The incoming president of the Society of Editors said in his inaugural speech in Manchester that media freedom came at a price.
Simon Bucks, associate editor at Sky News, told delegates: “Our part of the bargain is to tell the truth. Trust and accountability should be the defining characteristics which differentiate our brands from the morass of content on the internet. It’s the key to our survival and prosperity.”
The enduring power of print was the message at the heart of the Society of Editors’ Lecture by Independent News and Media boss
Gavin O’Reilly, who spoke at the society’s annual conference in Manchester.
He said: “I see a world where quality, distinctive journalism will stand the test of time and the constant onslaught of technological innovation.
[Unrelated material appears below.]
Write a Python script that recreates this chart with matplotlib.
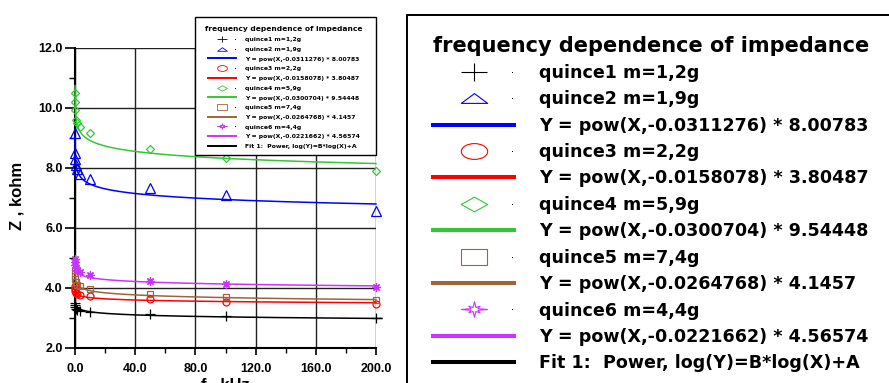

“Some will accuse me of wishful thinking- but for my part I see it as a worthy financial strategy built on a belief that established and trustworthy journalism will become even more relevant, even more vital in this digital age, where people are being bombarded daily with information-overload and where too often sadly, qualitatively, the lowest common denominator wins out.”
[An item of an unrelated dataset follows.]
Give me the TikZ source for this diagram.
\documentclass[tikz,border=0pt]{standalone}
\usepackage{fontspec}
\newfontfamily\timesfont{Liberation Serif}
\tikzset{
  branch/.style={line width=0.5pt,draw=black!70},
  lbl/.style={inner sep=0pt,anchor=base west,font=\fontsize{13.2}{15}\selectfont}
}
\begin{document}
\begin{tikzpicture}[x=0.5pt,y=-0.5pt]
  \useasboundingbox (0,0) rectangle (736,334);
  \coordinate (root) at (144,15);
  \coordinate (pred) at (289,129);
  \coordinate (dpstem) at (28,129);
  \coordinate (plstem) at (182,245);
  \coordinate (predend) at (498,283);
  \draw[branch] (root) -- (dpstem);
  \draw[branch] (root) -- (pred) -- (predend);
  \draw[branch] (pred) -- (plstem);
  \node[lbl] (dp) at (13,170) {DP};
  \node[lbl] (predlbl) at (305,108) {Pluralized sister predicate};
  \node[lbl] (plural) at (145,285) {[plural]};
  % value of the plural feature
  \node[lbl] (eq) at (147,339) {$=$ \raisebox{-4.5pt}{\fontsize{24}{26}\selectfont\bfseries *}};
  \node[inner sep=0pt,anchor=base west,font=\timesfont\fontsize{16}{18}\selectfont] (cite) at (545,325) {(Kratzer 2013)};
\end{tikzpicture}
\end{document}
Which? magazine is to reward its trusting audience with plans to offer a regional network of recommended services for the first time in 50 years.
Editor Neil Fowler, who was formerly editor of the Western Mail and The Journal in Newcastle, revealed that Which? Local will enable Which? members to recommend tradesmen and other services to fellow members, as he spoke at the Society of Editor’s conference in Manchester.
Georgina Henry, assistant editor of The Guardian and editor of Comment is Free, warned delegates of the problems of trying to monitor every contribution made by the public.
She said: “It is impossible to control and monitor the internet in the same way as print because of users.
“We know our audience and we know what they expect of us.
“That’s different online, where they are coming to you through a whole range of links and not necessarily through your front page.
“We also don’t know where they are because they don’t tell us.
“We have got to accept that the relationship has changed with the audience and that will never go back.”
Sir Ken Macdonald, the Director of Public Prosecutions, told delegates at the Society of Editors conference that responsibility for what was published should rest with journalists, adding that it was better for journalists to run the risk of publishing and being damned than being told what to do in the first place. He confirmed that the courts were becoming more relaxed about what could be published in advance of trials.
Mark Dodson, chief executive officer of GMG Regional Media, spoke about quality and trust in the years to come, discussing his company’s decision to to distribute free copies of the Manchester Evening News in the city centre in 2006. The move was applauded by some and condemned by others but ultimately increased readership by 20 per cent.
He said: “The road to 2020 is bound to be a hazardous one but we have got to hold our nerve. We have to balance the needs of the readers with those of shareholders.
“Quality is a core value. We have to be true to our readers, advertisers and viewers.”